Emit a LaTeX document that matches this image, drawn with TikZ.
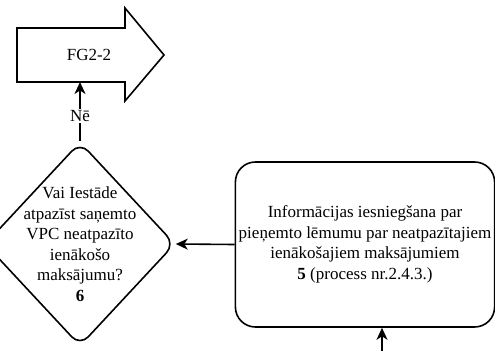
\documentclass[tikz,border=0pt]{standalone}
\usepackage{fontspec}
\setmainfont{Liberation Serif}
\usetikzlibrary{shapes.geometric,arrows.meta}
\begin{document}
\begin{tikzpicture}[x=1pt,y=-1pt,font=\fontsize{17}{20.5}\selectfont]
        \tikzstyle{decision_style} = [diamond,draw=black,line width=1.6pt,rounded corners=12pt,minimum width=190pt,minimum height=204pt,inner sep=0pt]
        \tikzstyle{process_style} = [rectangle,draw=black,line width=1.6pt,rounded corners=20pt,minimum width=256pt,minimum height=165pt,align=center]
        \tikzstyle{text_style} = [align=center,inner sep=0pt]
        \tikzstyle{edge_style} = [draw=black,line width=1.6pt,-{Stealth[length=12pt,width=11pt,inset=3.5pt]}]
        \useasboundingbox (0,0) rectangle (495,351);
        % outgoing arrow shape
        \draw[line width=1.6pt,line join=miter] (17,28) -- (125,28) -- (125,8) -- (164,55) -- (125,101) -- (125,82) -- (17,82) -- cycle;
        \node[text_style] (fg) at (89,55) {FG2-2};
        \coordinate (fg_bottom) at (80,82);
        % decision and process
        \node[decision_style] (v6) at (80,244) {};
        \node[text_style] (v6_text) at (v6.center) {Vai Iestāde\\atpazīst saņemto\\VPC neatpazīto\\ienākošo\\maksājumu?\\\textbf{6}};
        \node[process_style] (v5) at (365,244.5) {Informācijas iesniegšana par\\pieņemto lēmumu par neatpazītajiem\\ienākošajiem maksājumiem\\\textbf{5} (process nr.2.4.3.)};
        \coordinate (v5_in) at (382,351);
        % connectors
        \draw[edge_style] (v6.north) -- (fg_bottom) node[pos=0.42,fill=white,inner sep=1.5pt] {Nē};
        \draw[edge_style] (v5.west) -- (v6.east);
        \draw[edge_style] (v5_in) -- (v5_in |- v5.south);
      \end{tikzpicture}
\end{document}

--------------------------------------------------

#### WHAT TO DO
The material above must be printed exactly, with its pictures left out.

#### EXPECTED OUTPUT
Emit a LaTeX document that matches this image, drawn with TikZ.
\documentclass[tikz,border=0pt]{standalone}
\usepackage{fontspec}
\setmainfont{Liberation Serif}
\usetikzlibrary{shapes.geometric,arrows.meta}
\begin{document}
\begin{tikzpicture}[x=1pt,y=-1pt,font=\fontsize{17}{20.5}\selectfont]
        \tikzstyle{decision_style} = [diamond,draw=black,line width=1.6pt,rounded corners=12pt,minimum width=190pt,minimum height=204pt,inner sep=0pt]
        \tikzstyle{process_style} = [rectangle,draw=black,line width=1.6pt,rounded corners=20pt,minimum width=256pt,minimum height=165pt,align=center]
        \tikzstyle{text_style} = [align=center,inner sep=0pt]
        \tikzstyle{edge_style} = [draw=black,line width=1.6pt,-{Stealth[length=12pt,width=11pt,inset=3.5pt]}]
        \useasboundingbox (0,0) rectangle (495,351);
        % outgoing arrow shape
        \draw[line width=1.6pt,line join=miter] (17,28) -- (125,28) -- (125,8) -- (164,55) -- (125,101) -- (125,82) -- (17,82) -- cycle;
        \node[text_style] (fg) at (89,55) {FG2-2};
        \coordinate (fg_bottom) at (80,82);
        % decision and process
        \node[decision_style] (v6) at (80,244) {};
        \node[text_style] (v6_text) at (v6.center) {Vai Iestāde\\atpazīst saņemto\\VPC neatpazīto\\ienākošo\\maksājumu?\\\textbf{6}};
        \node[process_style] (v5) at (365,244.5) {Informācijas iesniegšana par\\pieņemto lēmumu par neatpazītajiem\\ienākošajiem maksājumiem\\\textbf{5} (process nr.2.4.3.)};
        \coordinate (v5_in) at (382,351);
        % connectors
        \draw[edge_style] (v6.north) -- (fg_bottom) node[pos=0.42,fill=white,inner sep=1.5pt] {Nē};
        \draw[edge_style] (v5.west) -- (v6.east);
        \draw[edge_style] (v5_in) -- (v5_in |- v5.south);
      \end{tikzpicture}
\end{document}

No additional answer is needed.